--- START Data lines ---
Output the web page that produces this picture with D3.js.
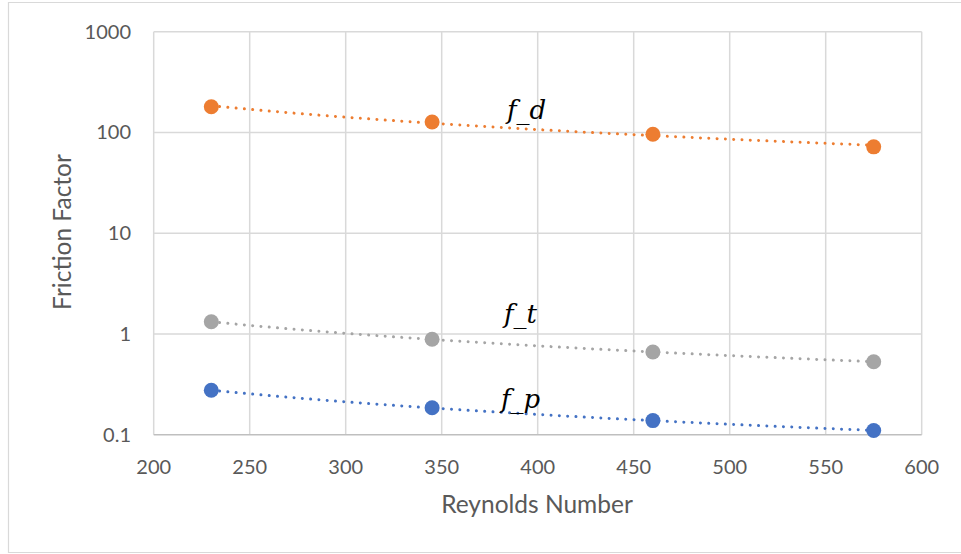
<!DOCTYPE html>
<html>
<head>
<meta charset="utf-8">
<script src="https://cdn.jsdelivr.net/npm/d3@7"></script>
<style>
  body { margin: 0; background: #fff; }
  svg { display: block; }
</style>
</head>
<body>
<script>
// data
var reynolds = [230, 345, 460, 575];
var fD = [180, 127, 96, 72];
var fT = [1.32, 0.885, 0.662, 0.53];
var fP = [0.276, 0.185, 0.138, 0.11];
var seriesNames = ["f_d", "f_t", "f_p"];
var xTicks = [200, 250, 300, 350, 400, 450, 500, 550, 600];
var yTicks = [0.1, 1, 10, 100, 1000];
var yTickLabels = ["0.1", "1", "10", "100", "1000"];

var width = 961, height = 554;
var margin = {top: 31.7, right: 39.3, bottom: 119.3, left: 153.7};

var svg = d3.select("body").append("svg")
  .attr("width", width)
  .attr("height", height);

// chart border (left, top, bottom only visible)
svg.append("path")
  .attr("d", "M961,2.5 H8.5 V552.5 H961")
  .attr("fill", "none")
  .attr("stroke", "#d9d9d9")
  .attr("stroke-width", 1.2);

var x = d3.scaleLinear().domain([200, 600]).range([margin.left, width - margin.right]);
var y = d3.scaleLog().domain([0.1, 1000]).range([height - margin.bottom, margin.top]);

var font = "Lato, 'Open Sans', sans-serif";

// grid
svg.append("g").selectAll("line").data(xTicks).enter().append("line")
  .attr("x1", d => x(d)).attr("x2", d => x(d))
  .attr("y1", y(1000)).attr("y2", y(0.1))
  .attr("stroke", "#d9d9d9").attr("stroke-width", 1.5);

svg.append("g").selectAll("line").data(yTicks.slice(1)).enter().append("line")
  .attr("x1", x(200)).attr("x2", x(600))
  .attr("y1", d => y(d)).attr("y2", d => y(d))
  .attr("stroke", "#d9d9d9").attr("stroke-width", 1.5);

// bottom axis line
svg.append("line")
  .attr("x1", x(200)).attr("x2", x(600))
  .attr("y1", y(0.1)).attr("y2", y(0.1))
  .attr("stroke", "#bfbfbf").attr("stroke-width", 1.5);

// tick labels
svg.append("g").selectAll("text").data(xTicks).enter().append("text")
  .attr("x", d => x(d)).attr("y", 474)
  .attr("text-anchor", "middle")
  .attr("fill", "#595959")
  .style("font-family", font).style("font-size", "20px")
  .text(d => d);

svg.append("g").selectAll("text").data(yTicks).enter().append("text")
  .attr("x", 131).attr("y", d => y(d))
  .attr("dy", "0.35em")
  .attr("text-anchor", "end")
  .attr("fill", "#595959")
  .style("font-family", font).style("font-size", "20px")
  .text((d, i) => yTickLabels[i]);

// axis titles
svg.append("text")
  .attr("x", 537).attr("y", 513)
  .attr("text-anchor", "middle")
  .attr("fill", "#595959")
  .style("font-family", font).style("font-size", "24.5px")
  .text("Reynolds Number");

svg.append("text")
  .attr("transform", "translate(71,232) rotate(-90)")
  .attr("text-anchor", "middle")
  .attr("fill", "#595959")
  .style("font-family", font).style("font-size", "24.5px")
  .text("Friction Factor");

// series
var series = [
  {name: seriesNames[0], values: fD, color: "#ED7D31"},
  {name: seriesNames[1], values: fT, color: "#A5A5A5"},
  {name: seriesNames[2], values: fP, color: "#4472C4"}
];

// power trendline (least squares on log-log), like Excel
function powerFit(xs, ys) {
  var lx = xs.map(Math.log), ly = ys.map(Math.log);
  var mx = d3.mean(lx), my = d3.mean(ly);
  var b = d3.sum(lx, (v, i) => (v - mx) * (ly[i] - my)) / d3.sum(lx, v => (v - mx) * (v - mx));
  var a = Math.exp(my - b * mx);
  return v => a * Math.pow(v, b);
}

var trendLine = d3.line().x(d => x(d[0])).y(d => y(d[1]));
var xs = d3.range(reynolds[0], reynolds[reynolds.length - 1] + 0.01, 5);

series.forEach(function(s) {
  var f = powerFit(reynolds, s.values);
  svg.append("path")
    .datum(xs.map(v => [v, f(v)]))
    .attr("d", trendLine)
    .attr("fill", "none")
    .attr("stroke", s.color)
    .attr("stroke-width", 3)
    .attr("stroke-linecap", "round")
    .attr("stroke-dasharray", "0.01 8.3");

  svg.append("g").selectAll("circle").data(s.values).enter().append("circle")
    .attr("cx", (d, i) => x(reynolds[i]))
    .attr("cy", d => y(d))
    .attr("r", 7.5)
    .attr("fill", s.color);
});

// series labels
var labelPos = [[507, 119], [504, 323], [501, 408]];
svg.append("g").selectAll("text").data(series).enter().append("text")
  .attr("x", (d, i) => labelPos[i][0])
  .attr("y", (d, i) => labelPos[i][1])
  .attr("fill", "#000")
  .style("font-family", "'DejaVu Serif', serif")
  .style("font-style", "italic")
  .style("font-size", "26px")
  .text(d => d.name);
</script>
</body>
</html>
--- END Data lines ---
Problem details :: Omitting all images, print the listing exactly.

Result ::
Output the web page that produces this picture with D3.js.
<!DOCTYPE html>
<html>
<head>
<meta charset="utf-8">
<script src="https://cdn.jsdelivr.net/npm/d3@7"></script>
<style>
  body { margin: 0; background: #fff; }
  svg { display: block; }
</style>
</head>
<body>
<script>
// data
var reynolds = [230, 345, 460, 575];
var fD = [180, 127, 96, 72];
var fT = [1.32, 0.885, 0.662, 0.53];
var fP = [0.276, 0.185, 0.138, 0.11];
var seriesNames = ["f_d", "f_t", "f_p"];
var xTicks = [200, 250, 300, 350, 400, 450, 500, 550, 600];
var yTicks = [0.1, 1, 10, 100, 1000];
var yTickLabels = ["0.1", "1", "10", "100", "1000"];

var width = 961, height = 554;
var margin = {top: 31.7, right: 39.3, bottom: 119.3, left: 153.7};

var svg = d3.select("body").append("svg")
  .attr("width", width)
  .attr("height", height);

// chart border (left, top, bottom only visible)
svg.append("path")
  .attr("d", "M961,2.5 H8.5 V552.5 H961")
  .attr("fill", "none")
  .attr("stroke", "#d9d9d9")
  .attr("stroke-width", 1.2);

var x = d3.scaleLinear().domain([200, 600]).range([margin.left, width - margin.right]);
var y = d3.scaleLog().domain([0.1, 1000]).range([height - margin.bottom, margin.top]);

var font = "Lato, 'Open Sans', sans-serif";

// grid
svg.append("g").selectAll("line").data(xTicks).enter().append("line")
  .attr("x1", d => x(d)).attr("x2", d => x(d))
  .attr("y1", y(1000)).attr("y2", y(0.1))
  .attr("stroke", "#d9d9d9").attr("stroke-width", 1.5);

svg.append("g").selectAll("line").data(yTicks.slice(1)).enter().append("line")
  .attr("x1", x(200)).attr("x2", x(600))
  .attr("y1", d => y(d)).attr("y2", d => y(d))
  .attr("stroke", "#d9d9d9").attr("stroke-width", 1.5);

// bottom axis line
svg.append("line")
  .attr("x1", x(200)).attr("x2", x(600))
  .attr("y1", y(0.1)).attr("y2", y(0.1))
  .attr("stroke", "#bfbfbf").attr("stroke-width", 1.5);

// tick labels
svg.append("g").selectAll("text").data(xTicks).enter().append("text")
  .attr("x", d => x(d)).attr("y", 474)
  .attr("text-anchor", "middle")
  .attr("fill", "#595959")
  .style("font-family", font).style("font-size", "20px")
  .text(d => d);

svg.append("g").selectAll("text").data(yTicks).enter().append("text")
  .attr("x", 131).attr("y", d => y(d))
  .attr("dy", "0.35em")
  .attr("text-anchor", "end")
  .attr("fill", "#595959")
  .style("font-family", font).style("font-size", "20px")
  .text((d, i) => yTickLabels[i]);

// axis titles
svg.append("text")
  .attr("x", 537).attr("y", 513)
  .attr("text-anchor", "middle")
  .attr("fill", "#595959")
  .style("font-family", font).style("font-size", "24.5px")
  .text("Reynolds Number");

svg.append("text")
  .attr("transform", "translate(71,232) rotate(-90)")
  .attr("text-anchor", "middle")
  .attr("fill", "#595959")
  .style("font-family", font).style("font-size", "24.5px")
  .text("Friction Factor");

// series
var series = [
  {name: seriesNames[0], values: fD, color: "#ED7D31"},
  {name: seriesNames[1], values: fT, color: "#A5A5A5"},
  {name: seriesNames[2], values: fP, color: "#4472C4"}
];

// power trendline (least squares on log-log), like Excel
function powerFit(xs, ys) {
  var lx = xs.map(Math.log), ly = ys.map(Math.log);
  var mx = d3.mean(lx), my = d3.mean(ly);
  var b = d3.sum(lx, (v, i) => (v - mx) * (ly[i] - my)) / d3.sum(lx, v => (v - mx) * (v - mx));
  var a = Math.exp(my - b * mx);
  return v => a * Math.pow(v, b);
}

var trendLine = d3.line().x(d => x(d[0])).y(d => y(d[1]));
var xs = d3.range(reynolds[0], reynolds[reynolds.length - 1] + 0.01, 5);

series.forEach(function(s) {
  var f = powerFit(reynolds, s.values);
  svg.append("path")
    .datum(xs.map(v => [v, f(v)]))
    .attr("d", trendLine)
    .attr("fill", "none")
    .attr("stroke", s.color)
    .attr("stroke-width", 3)
    .attr("stroke-linecap", "round")
    .attr("stroke-dasharray", "0.01 8.3");

  svg.append("g").selectAll("circle").data(s.values).enter().append("circle")
    .attr("cx", (d, i) => x(reynolds[i]))
    .attr("cy", d => y(d))
    .attr("r", 7.5)
    .attr("fill", s.color);
});

// series labels
var labelPos = [[507, 119], [504, 323], [501, 408]];
svg.append("g").selectAll("text").data(series).enter().append("text")
  .attr("x", (d, i) => labelPos[i][0])
  .attr("y", (d, i) => labelPos[i][1])
  .attr("fill", "#000")
  .style("font-family", "'DejaVu Serif', serif")
  .style("font-style", "italic")
  .style("font-size", "26px")
  .text(d => d.name);
</script>
</body>
</html>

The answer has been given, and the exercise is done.